Explain the concept of conditional independence in probability theory.
- It is another term for mutual exclusivity
- It means that the independence of two events does not depend on the occurrence of any other events
- It means that two events are independent only when a third event does not occur
- It means that two events are independent only when a third event occurs
Conditional independence in probability theory refers to a situation where two events are independent given the occurrence of a third event. Mathematically, two events A and B are conditionally independent given a third event C if the probability of the intersection of A and B given C is the product of the probabilities of A given C and B given C.
What does the likelihood in Bayes' theorem represent?
- The posterior probability of the event
- The prior probability of the event
- The probability of the event given the evidence
- The probability of the evidence given the event
The likelihood in Bayes' theorem represents the probability of the evidence given the event. It quantifies the extent to which the evidence supports the event.
In polynomial regression, overfitting can occur when the degree of the polynomial is excessively ________.
- High
- Low
- Middle
- Zero
Overfitting can occur when the degree of the polynomial is excessively high. Overfitting refers to a situation where a model is too complex and captures not just the underlying pattern but also the noise in the data. A high-degree polynomial may fit the training data very well, but it may perform poorly on new, unseen data.

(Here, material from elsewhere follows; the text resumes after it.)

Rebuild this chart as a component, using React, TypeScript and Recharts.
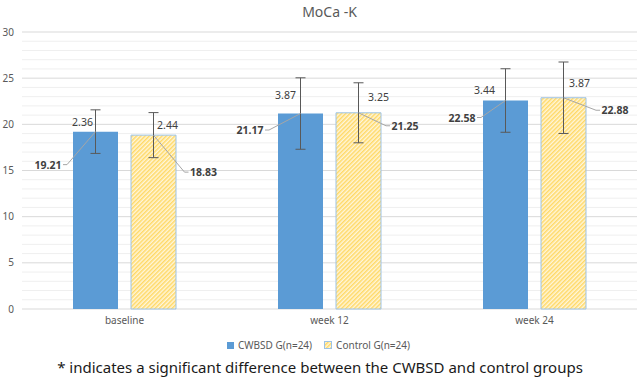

A ________ is a smaller group selected from the population of interest.
- distribution
- parameter
- population
- sample
In statistics, a sample is a smaller group or subset that is selected from the population of interest. It's a subset of the population that is used to represent the entire group as a whole. For example, if the population is all people living in a city, a sample might be 1,000 individuals selected randomly from that city.
What does a Pearson Correlation Coefficient of +1 indicate?
- No correlation
- Perfect negative correlation
- Perfect positive correlation
- Weak positive correlation
A Pearson correlation coefficient of +1 indicates a perfect positive correlation. This means that every time the value of the first variable increases, the value of the second variable also increases.
What is model selection in the context of multiple regression?
- It is the process of choosing the model with the highest R-squared value.
- It is the process of choosing the most appropriate regression model for the data.
- It is the process of selecting the dependent variable.
- It is the process of selecting the number of predictors in the model.
Model selection refers to the process of choosing the most appropriate regression model for the data among a set of potential models.
The _______ is the simplest measure of dispersion, calculated as the difference between the maximum and minimum values in a dataset.
- Mean
- Range
- Standard Deviation
- Variance
The range is the simplest measure of dispersion, calculated as the difference between the maximum and minimum values in a dataset. It gives us an idea of how spread out the values are, but it doesn't take into account how the values are distributed within this range.
In cluster analysis, a ________ is a group of similar data points.
- cluster
- factor
- matrix
- model
In cluster analysis, a cluster is a group of similar data points. The goal of cluster analysis is to group, or cluster, observations that are similar to each other.
What happens to the width of the confidence interval when the sample variability increases?
- The interval becomes narrower
- The interval becomes skewed
- The interval becomes wider
- The interval does not change
The width of the confidence interval increases as the variability in the sample increases. Greater variability leads to a larger standard error, which in turn leads to wider confidence intervals.